A qui profitent les standards de développement durable ?

S. Lemeilleur, (c) Cirad

Cette fois, Sylvaine Lemeilleur s’est associée à Aurélie Carimentrand pour enquêter sur les effets des normes et autres labels. Doit-on déplorer la logique marchande de différenciation des produits qu’ont entraînée les standards de développement durable ? Des standards qui vont à l’encontre de la capacité d’innovation paysanne, qui homogénéisent, avec des risques de surproduction et de spécialisation… Ces éléments montrent la nécessité de redéfinir les instruments du développement durable.

Une autre piècedu puzzle qui corrobore la difficulté du développement durable à entrer dans les labels…

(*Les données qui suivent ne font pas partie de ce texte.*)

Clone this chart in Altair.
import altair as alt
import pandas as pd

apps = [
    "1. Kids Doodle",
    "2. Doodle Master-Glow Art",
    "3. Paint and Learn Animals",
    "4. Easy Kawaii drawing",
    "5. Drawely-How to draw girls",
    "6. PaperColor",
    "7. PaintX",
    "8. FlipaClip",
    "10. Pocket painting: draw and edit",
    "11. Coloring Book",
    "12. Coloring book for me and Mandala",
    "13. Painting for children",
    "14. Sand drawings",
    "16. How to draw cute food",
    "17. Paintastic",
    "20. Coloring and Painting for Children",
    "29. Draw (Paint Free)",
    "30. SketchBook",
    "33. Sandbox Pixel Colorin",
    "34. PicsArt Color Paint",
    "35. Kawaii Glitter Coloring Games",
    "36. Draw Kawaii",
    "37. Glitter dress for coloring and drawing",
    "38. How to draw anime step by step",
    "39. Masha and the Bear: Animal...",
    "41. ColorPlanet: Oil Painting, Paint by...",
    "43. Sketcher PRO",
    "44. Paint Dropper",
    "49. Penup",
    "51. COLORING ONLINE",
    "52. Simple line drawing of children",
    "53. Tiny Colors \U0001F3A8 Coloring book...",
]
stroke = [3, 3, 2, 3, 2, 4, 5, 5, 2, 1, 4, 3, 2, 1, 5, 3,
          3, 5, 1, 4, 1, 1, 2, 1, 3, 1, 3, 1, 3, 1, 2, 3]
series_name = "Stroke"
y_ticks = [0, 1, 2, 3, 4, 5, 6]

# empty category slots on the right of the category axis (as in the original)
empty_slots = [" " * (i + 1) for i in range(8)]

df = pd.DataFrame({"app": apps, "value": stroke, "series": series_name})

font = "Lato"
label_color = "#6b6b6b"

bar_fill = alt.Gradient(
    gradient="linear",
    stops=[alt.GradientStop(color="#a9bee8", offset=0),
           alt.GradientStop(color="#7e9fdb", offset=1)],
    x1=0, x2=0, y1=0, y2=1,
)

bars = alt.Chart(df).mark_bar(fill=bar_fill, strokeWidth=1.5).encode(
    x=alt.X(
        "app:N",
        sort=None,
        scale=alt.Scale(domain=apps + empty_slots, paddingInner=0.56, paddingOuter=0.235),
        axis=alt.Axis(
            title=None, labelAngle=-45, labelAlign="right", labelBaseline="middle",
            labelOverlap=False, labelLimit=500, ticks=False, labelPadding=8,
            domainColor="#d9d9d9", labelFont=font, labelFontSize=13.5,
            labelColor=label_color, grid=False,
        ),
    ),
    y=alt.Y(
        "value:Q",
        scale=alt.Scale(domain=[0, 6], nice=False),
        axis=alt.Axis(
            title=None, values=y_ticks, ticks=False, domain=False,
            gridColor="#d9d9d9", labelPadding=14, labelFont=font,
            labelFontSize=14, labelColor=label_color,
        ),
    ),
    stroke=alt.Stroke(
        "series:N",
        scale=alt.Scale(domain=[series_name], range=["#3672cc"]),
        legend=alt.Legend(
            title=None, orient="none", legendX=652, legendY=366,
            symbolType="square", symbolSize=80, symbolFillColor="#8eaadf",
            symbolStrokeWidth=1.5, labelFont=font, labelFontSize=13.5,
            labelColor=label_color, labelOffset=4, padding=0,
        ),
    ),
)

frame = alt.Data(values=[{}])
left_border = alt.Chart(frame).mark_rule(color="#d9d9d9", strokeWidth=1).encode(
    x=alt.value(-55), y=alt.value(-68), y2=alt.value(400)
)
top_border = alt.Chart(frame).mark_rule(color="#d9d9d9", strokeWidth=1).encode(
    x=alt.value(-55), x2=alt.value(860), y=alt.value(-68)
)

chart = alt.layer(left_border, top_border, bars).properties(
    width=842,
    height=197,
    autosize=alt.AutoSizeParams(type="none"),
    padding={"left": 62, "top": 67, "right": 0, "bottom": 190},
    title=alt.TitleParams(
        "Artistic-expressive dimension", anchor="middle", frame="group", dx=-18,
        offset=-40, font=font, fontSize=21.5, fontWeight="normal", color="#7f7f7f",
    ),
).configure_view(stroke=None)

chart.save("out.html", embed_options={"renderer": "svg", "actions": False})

Si l’on admet que les standards durables et leurs labels peuvent générer de réelles incitations pour les producteurs à adopter de « bonnes » pratiques sociales et environnementales -au-delà donc du fait que la production et la redistribution de l’information est discutable (Lemeilleur and Allaire, 2013)-, deux questions, au moins, se posent : qui sont les récipiendaires aujourd’hui de ces incitations ? Et par conséquent, dans quelle ampleur ces incitations peuvent-elles amener à généraliser le développement durable ?

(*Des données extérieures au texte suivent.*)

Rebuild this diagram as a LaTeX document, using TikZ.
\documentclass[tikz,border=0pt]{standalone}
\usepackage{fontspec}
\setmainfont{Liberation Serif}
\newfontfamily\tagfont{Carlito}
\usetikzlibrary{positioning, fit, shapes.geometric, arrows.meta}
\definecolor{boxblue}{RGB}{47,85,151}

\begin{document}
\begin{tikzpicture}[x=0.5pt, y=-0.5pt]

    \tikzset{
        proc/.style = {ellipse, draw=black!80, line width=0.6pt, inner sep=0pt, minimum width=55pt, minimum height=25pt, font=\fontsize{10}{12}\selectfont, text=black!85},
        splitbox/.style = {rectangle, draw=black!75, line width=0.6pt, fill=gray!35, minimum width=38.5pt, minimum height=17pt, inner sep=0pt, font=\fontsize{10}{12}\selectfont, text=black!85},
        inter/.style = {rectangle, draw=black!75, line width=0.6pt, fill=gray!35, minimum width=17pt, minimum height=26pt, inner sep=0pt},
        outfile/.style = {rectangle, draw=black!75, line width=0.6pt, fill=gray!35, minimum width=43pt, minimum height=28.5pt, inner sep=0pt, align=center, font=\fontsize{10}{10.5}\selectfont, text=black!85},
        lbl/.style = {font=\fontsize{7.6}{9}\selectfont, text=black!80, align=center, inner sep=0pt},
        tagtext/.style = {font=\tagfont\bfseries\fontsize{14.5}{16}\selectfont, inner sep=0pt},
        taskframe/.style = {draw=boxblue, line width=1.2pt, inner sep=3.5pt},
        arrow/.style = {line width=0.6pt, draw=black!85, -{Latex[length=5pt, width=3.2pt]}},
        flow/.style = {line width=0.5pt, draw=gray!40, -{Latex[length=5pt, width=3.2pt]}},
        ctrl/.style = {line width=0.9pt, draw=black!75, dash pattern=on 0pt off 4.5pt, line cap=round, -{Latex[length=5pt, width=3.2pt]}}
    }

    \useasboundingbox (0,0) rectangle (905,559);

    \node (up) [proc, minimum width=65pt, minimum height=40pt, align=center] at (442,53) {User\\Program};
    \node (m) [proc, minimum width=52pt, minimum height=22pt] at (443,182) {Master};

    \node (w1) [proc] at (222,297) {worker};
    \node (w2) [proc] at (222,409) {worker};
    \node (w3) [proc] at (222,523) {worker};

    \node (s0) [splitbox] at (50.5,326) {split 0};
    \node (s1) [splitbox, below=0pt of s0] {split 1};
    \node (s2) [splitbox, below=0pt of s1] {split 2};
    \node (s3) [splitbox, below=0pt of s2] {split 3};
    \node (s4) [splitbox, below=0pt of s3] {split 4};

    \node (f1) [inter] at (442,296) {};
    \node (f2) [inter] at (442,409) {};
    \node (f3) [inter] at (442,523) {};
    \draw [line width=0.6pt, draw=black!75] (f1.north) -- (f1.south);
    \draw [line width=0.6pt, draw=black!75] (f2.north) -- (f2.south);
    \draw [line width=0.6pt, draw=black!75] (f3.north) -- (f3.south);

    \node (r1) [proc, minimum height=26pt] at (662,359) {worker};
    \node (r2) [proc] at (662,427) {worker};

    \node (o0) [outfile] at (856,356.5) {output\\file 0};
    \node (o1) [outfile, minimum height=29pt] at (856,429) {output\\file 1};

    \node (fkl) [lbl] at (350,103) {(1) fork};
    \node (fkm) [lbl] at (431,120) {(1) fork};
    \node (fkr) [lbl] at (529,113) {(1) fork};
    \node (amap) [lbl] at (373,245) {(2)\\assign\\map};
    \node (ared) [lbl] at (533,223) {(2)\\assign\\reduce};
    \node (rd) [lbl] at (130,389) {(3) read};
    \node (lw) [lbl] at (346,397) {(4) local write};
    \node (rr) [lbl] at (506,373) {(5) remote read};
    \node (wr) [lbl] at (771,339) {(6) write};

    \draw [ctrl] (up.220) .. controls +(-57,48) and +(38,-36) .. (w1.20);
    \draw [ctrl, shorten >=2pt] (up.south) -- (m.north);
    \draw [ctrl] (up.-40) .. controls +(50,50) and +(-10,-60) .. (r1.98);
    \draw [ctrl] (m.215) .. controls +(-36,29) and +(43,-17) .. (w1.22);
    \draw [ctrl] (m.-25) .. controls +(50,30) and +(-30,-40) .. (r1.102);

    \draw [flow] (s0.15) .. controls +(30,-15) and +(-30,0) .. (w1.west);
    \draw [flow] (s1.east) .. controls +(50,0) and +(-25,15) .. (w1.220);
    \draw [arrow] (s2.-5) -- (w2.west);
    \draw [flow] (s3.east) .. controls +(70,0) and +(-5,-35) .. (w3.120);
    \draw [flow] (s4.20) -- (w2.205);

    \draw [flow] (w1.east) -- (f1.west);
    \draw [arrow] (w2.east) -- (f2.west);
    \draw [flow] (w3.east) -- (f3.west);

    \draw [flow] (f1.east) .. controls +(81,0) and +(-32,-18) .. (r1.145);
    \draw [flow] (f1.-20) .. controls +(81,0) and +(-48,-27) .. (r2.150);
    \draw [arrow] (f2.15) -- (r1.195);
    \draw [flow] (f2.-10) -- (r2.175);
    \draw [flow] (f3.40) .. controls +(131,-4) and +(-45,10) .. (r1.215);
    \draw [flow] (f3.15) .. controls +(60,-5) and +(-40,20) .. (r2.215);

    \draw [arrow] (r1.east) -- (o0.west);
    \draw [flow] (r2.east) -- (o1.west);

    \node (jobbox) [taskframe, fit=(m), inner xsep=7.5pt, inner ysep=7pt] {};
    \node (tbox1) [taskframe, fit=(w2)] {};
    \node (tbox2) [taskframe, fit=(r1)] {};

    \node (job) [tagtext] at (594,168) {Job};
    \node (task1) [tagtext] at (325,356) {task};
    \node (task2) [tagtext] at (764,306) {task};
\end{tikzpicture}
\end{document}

Pour mieux appréhender à qui s’adresse le mouvement des standards volontaires durables, il faut tenir compte des motivations présidant la diffusion de ces instruments au cours de leur évolution (Raynolds, 2004 ; Carimentrand and Ballet, 2008 ; Daviron and Vagneron, 2011). A l’origine, les standards ont été institués pour valoriser des initiatives dites « engagées » dans de bonnes pratiques environnementales et sociales (Agriculture bio, Commerce équitable…). Par la suite et depuis plusieurs années, on assiste à un déplacement progressif de cette logique vers une logique marchande de différenciation des produits et de création de valeur ajoutée. Cette transformation vers une « certification de masse » a notamment été rendue possible par l’essor des labels au sein de la grande distribution à l’aval, et par l’intégration des standards durables par l’agriculture industrielle en amont. On est donc passé d’une solution de soutien à des pratiques favorables au développement durable, à un instrument de marché encourageant le changement de pratiques par l’internalisation des externalités négatives potentielles d’un point de vue environnemental et social.

Toutefois, doit-on déplorer cette transformation ?

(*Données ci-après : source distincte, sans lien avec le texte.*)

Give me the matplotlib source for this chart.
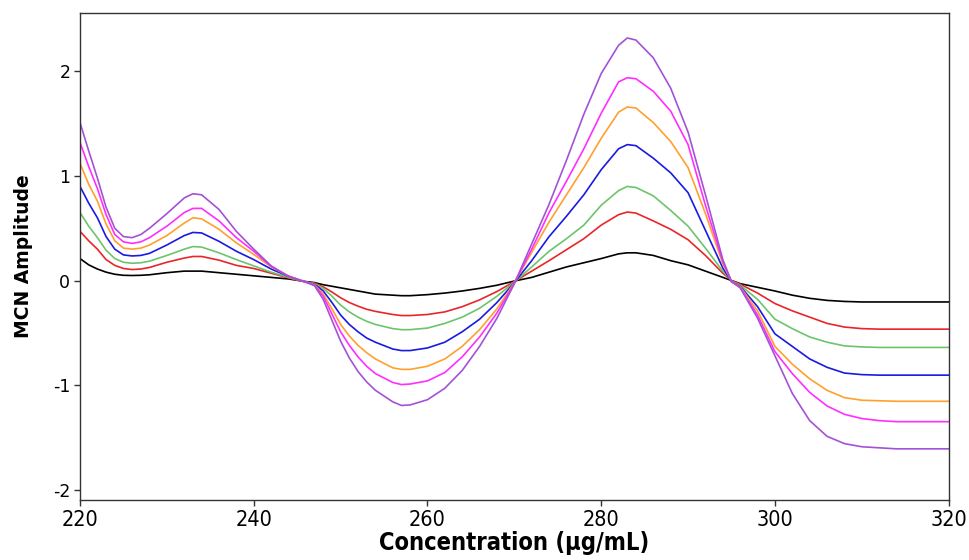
import matplotlib
matplotlib.use("Agg")
import matplotlib.pyplot as plt
from matplotlib import font_manager

x = [220,221,222,223,224,225,226,227,228,230,232,233,234,236,238,240,242,244,246,247,
     248,249,250,251,252,253,254,256,257,258,260,262,264,266,268,270,272,274,276,278,
     280,282,283,284,286,288,290,292,294,295,296,298,300,302,304,306,308,310,312,314,
     316,318,320]

black = [0.21,0.15,0.11,0.08,0.06,0.05,0.048,0.05,0.055,0.075,0.09,0.09,0.09,0.075,0.06,0.045,0.03,0.015,-0.01,-0.02,
         -0.04,-0.055,-0.07,-0.085,-0.10,-0.115,-0.13,-0.14,-0.145,-0.145,-0.135,-0.12,-0.10,-0.075,-0.045,-0.005,0.03,0.08,0.13,0.17,
         0.21,0.255,0.265,0.265,0.24,0.19,0.15,0.09,0.03,0.0,-0.03,-0.065,-0.10,-0.14,-0.17,-0.19,-0.20,-0.205,-0.205,-0.205,
         -0.205,-0.205,-0.205]

red = [0.47,0.38,0.30,0.20,0.145,0.115,0.105,0.11,0.125,0.175,0.215,0.23,0.23,0.195,0.145,0.115,0.07,0.025,-0.015,-0.025,
       -0.06,-0.11,-0.165,-0.21,-0.245,-0.275,-0.295,-0.325,-0.335,-0.335,-0.325,-0.30,-0.25,-0.185,-0.105,-0.01,0.09,0.19,0.295,0.40,
       0.53,0.63,0.655,0.645,0.57,0.49,0.39,0.24,0.07,0.0,-0.035,-0.12,-0.22,-0.29,-0.35,-0.41,-0.445,-0.46,-0.465,-0.465,
       -0.465,-0.465,-0.465]

green = [0.65,0.52,0.41,0.29,0.21,0.175,0.165,0.17,0.185,0.24,0.30,0.325,0.32,0.265,0.20,0.14,0.08,0.03,-0.015,-0.03,
         -0.075,-0.15,-0.235,-0.30,-0.35,-0.39,-0.42,-0.46,-0.47,-0.47,-0.455,-0.41,-0.35,-0.265,-0.15,-0.015,0.13,0.28,0.40,0.53,
         0.72,0.86,0.90,0.89,0.81,0.67,0.52,0.31,0.09,-0.005,-0.045,-0.18,-0.37,-0.46,-0.54,-0.59,-0.625,-0.635,-0.64,-0.64,
         -0.64,-0.64,-0.64]

blue = [0.90,0.74,0.60,0.42,0.30,0.245,0.235,0.24,0.26,0.34,0.43,0.46,0.455,0.375,0.28,0.20,0.11,0.04,-0.015,-0.035,
        -0.10,-0.21,-0.33,-0.42,-0.49,-0.55,-0.59,-0.655,-0.67,-0.67,-0.645,-0.59,-0.49,-0.37,-0.21,-0.02,0.19,0.42,0.615,0.82,
        1.06,1.26,1.30,1.29,1.17,1.03,0.84,0.48,0.12,-0.01,-0.055,-0.25,-0.51,-0.63,-0.75,-0.83,-0.885,-0.90,-0.905,-0.905,
        -0.905,-0.905,-0.905]

orange = [1.12,0.92,0.76,0.54,0.38,0.31,0.30,0.31,0.34,0.43,0.55,0.60,0.59,0.49,0.36,0.25,0.13,0.045,-0.015,-0.04,
          -0.13,-0.27,-0.42,-0.53,-0.62,-0.69,-0.75,-0.835,-0.85,-0.85,-0.82,-0.75,-0.63,-0.47,-0.27,-0.02,0.27,0.56,0.82,1.08,
          1.36,1.61,1.66,1.65,1.51,1.33,1.08,0.64,0.16,-0.01,-0.06,-0.29,-0.63,-0.80,-0.94,-1.05,-1.12,-1.145,-1.15,-1.155,
          -1.155,-1.155,-1.155]

magenta = [1.32,1.09,0.88,0.63,0.44,0.37,0.355,0.37,0.41,0.52,0.65,0.69,0.69,0.57,0.41,0.28,0.135,0.04,-0.015,-0.045,
           -0.15,-0.32,-0.49,-0.62,-0.73,-0.82,-0.89,-0.975,-0.995,-0.99,-0.96,-0.88,-0.73,-0.54,-0.31,-0.025,0.30,0.65,0.95,1.26,
           1.60,1.90,1.94,1.93,1.81,1.62,1.30,0.72,0.18,-0.01,-0.065,-0.33,-0.68,-0.89,-1.07,-1.20,-1.28,-1.32,-1.34,-1.35,
           -1.35,-1.35,-1.35]

purple = [1.51,1.24,0.98,0.70,0.50,0.42,0.41,0.44,0.50,0.64,0.79,0.83,0.82,0.68,0.47,0.30,0.14,0.04,-0.015,-0.05,
          -0.18,-0.38,-0.58,-0.74,-0.87,-0.97,-1.05,-1.16,-1.195,-1.19,-1.14,-1.03,-0.86,-0.63,-0.36,-0.03,0.35,0.73,1.15,1.59,
          1.98,2.25,2.32,2.30,2.13,1.84,1.42,0.82,0.20,-0.01,-0.07,-0.36,-0.72,-1.08,-1.34,-1.49,-1.56,-1.59,-1.60,-1.61,
          -1.61,-1.61,-1.61]

series = [black, red, green, blue, orange, magenta, purple]
colors = ["#000000", "#e8262a", "#6cc46c", "#1a1ae0", "#ffa02e", "#ff2eff", "#a352d6"]

x_ticks = [220, 240, 260, 280, 300, 320]
y_ticks = [-2, -1, 0, 1, 2]

# pick a narrow family for the x axis texts if one is installed
installed = {f.name for f in font_manager.fontManager.ttflist}
narrow = [n for n in ["Liberation Sans Narrow", "DejaVu Sans Condensed"] if n in installed]
narrow_family = narrow + ["DejaVu Sans"]

fig = plt.figure(figsize=(9.7, 5.6), dpi=100)
ax = fig.add_axes([0.0825, 0.107, 0.8955, 0.870])

for ys, c in zip(series, colors):
    ax.plot(x, ys, color=c, linewidth=1.2)

ax.set_xlim(220, 320)
ax.set_ylim(-2.10, 2.56)
ax.set_xticks(x_ticks)
ax.set_yticks(y_ticks)
ax.set_yticklabels([str(v) for v in y_ticks], fontsize=12.5, family=["DejaVu Sans"])
ax.set_xticklabels([str(v) for v in x_ticks], fontsize=15.5, family=narrow_family,
                   fontstretch="condensed")
ax.tick_params(axis="both", direction="out", length=4, width=1, color="#333333", pad=3)
for s in ax.spines.values():
    s.set_color("#333333")
    s.set_linewidth(1.0)

ax.set_xlabel("Concentration (µg/mL)", fontsize=17, fontweight="bold",
              family=narrow_family, fontstretch="condensed", labelpad=1)
ax.set_ylabel("MCN Amplitude", fontsize=13.5, fontweight="bold",
              family=["DejaVu Sans"], labelpad=14)

fig.savefig("out.png", dpi=100, facecolor="white")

A en croire cette évolution - qui soutient à la fois des bonnes pratiques « endémiques », ainsi que le renversement des pratiques les plus dommageables produites par une agriculture de grande taille - elle devrait générer les meilleurs effets pour atteindre un changement global vers un développement durable.

Cependant, ceci est sans compter certains effets indirects non négligeables de cet instrument de marché.

D’abord parce que la gouvernance du développement durable est souvent moins une affaire de légitimité que de pouvoir relatif des acteurs d’imposer leurs intérêts (Elie et al., 2012). Grâce à leur rapport de force, les acteurs dominants du marché (agro-industrie surtout) interviennent directement au sein des institutions qui définissent les standards pour qu’elles leur soient favorables (Djama et al., 2011). Nombre de chercheurs en sciences sociales suspectent ainsi un nivellement par le bas des standards durables.

Ensuite, on peut suspecter les standards durables d’avoir un pouvoir sclérosant sur les pratiques agricoles. En effet, l’hégémonie de ces normes - et de leur formulaire - tient à ce qu’elles excluent ce qui s’écarte de leur standardisation et de leur pré-paramétrage (Citton, 2013). Les standards vont donc à l’encontre de la capacité d’innovation paysanne et risquent donc de fortement figer voire d’éliminer cette innovation caractéristique de l’agriculture familiale (Ruf et al., 2013) - d’autant plus quand les petits producteurs ne peuvent pas payer le prix pour profiter des vertus propres au protocole et sont exclus du marché (Carimentrand, 2009 ; Lemeilleur, 2012). Aussi, on imagine difficilement comment la tonalité universalisante d’un tel système d’homogénéisation – c’est-à-dire ignorant la diversité des contextes existants [1] - permettra de répondre aux enjeux de développement durable complexes et diversifiés dans l’espace et dans le temps.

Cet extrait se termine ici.